> **INFORMATION SHOWN**:
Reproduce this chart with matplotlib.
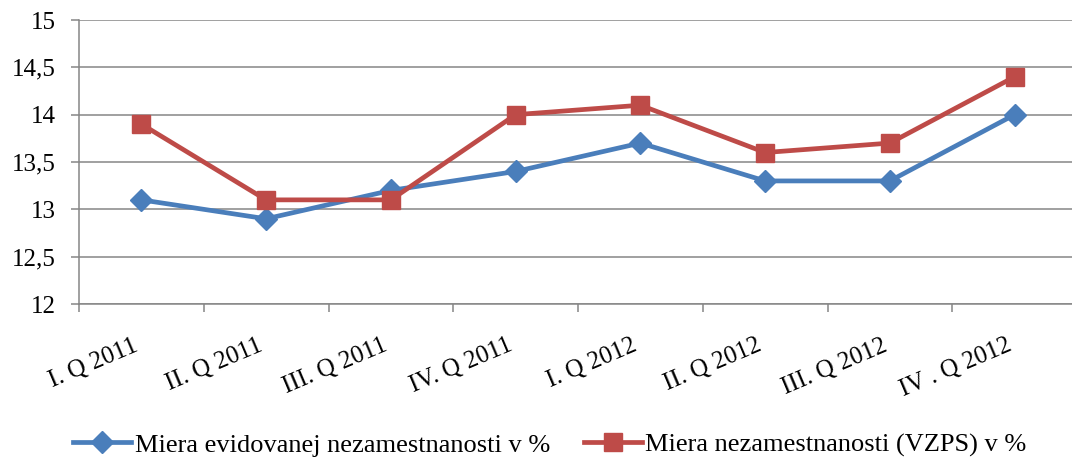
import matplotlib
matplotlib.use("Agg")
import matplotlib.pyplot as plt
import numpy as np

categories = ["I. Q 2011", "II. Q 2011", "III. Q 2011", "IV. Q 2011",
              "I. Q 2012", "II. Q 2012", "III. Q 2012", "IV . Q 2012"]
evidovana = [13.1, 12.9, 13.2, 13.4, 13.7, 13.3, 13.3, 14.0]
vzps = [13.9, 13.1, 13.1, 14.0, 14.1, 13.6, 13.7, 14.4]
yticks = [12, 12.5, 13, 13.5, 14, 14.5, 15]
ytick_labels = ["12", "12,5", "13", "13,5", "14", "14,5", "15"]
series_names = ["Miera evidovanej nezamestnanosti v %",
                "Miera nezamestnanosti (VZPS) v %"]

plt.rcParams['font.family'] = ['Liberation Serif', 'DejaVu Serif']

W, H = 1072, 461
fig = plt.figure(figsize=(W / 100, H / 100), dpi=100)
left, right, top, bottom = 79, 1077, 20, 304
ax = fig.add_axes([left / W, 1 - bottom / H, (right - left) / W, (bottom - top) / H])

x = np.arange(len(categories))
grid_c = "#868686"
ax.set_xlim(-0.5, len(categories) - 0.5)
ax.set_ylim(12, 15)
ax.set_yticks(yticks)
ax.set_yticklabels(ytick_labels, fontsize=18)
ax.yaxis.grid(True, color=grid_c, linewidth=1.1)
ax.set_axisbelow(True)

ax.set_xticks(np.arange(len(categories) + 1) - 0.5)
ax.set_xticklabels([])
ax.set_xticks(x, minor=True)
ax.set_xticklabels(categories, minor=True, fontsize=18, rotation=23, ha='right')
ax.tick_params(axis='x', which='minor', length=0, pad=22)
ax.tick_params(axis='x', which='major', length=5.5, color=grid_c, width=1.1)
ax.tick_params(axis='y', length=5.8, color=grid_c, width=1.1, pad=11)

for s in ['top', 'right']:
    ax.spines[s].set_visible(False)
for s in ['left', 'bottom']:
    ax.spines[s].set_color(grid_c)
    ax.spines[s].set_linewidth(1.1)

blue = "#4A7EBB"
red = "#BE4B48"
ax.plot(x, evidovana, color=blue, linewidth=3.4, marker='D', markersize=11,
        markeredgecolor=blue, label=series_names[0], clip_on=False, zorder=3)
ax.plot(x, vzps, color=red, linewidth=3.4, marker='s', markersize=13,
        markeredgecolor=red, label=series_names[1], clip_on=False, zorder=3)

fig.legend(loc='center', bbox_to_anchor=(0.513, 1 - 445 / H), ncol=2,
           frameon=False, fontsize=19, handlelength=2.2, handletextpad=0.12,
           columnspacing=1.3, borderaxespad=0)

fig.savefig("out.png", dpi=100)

* * *

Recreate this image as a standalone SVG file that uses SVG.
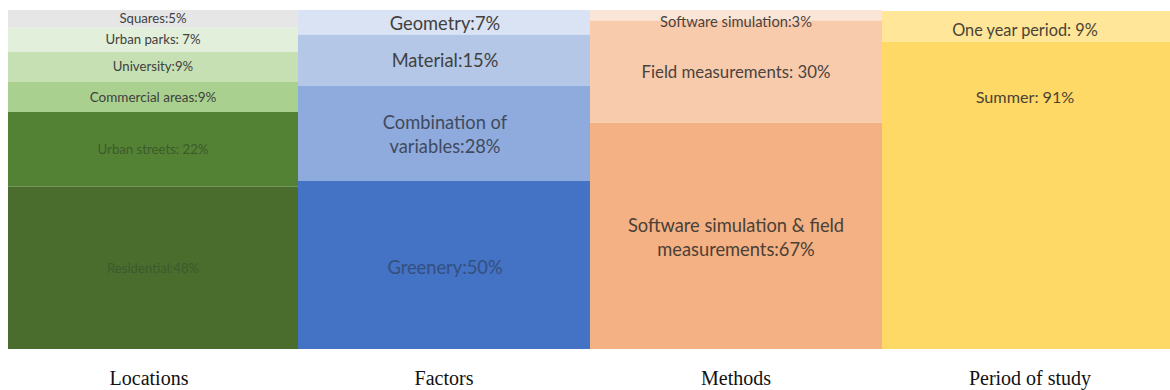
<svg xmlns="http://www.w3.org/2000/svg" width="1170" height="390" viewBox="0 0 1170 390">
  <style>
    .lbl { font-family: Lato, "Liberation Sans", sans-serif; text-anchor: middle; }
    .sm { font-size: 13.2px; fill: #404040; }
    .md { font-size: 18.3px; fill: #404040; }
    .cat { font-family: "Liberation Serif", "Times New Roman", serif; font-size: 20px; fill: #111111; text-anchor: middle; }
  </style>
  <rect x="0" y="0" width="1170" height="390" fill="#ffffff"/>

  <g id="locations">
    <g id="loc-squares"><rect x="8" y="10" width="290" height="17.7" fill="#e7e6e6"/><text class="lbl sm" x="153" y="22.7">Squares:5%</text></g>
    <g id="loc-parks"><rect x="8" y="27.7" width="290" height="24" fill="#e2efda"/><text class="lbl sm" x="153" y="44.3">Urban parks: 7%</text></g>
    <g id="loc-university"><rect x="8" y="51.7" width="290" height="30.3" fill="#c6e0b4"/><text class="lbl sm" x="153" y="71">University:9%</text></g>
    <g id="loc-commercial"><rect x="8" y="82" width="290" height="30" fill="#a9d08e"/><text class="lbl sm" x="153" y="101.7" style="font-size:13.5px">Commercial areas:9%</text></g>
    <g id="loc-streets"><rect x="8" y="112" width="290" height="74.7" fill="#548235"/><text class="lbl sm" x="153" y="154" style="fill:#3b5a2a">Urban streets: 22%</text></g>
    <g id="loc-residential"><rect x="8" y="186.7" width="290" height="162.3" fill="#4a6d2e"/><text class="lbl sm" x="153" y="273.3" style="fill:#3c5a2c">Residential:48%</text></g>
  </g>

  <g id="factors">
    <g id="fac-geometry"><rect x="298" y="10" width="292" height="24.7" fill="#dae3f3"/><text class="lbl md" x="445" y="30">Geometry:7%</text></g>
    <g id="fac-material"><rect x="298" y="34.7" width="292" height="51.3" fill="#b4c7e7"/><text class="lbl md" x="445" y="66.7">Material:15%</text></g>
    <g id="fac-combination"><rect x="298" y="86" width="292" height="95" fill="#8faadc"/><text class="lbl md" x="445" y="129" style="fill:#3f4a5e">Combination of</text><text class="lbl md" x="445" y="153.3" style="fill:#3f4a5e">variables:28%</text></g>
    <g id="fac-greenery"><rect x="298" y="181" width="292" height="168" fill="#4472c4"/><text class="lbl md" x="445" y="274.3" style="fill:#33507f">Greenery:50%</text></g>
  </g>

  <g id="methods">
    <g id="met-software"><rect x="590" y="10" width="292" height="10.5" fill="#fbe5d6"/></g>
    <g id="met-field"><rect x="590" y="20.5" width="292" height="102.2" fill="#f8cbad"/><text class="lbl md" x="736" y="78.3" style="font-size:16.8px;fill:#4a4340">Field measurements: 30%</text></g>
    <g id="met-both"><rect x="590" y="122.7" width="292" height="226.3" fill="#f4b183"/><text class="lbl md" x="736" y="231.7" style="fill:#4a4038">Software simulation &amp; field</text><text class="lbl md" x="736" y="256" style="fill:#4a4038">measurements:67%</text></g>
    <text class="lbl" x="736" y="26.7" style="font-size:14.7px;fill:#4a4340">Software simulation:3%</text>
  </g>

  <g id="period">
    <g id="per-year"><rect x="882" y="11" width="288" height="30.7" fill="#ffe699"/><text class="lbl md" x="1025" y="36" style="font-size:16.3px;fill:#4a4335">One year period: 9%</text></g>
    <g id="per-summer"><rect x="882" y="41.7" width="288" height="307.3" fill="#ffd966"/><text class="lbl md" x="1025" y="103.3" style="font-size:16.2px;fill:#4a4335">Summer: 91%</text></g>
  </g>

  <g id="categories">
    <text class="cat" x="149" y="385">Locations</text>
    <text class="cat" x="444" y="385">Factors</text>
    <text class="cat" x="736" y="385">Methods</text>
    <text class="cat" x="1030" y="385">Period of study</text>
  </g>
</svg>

> **TASK INSTRUCTIONS**:
Make an exact copy of the lines from the one holding "Reproduce this chart with matplotlib." through the one holding "import numpy as np", end lines included, without the pictures.

> **REPLY TO THE EXERCISE**:
Reproduce this chart with matplotlib.
import matplotlib
matplotlib.use("Agg")
import matplotlib.pyplot as plt
import numpy as np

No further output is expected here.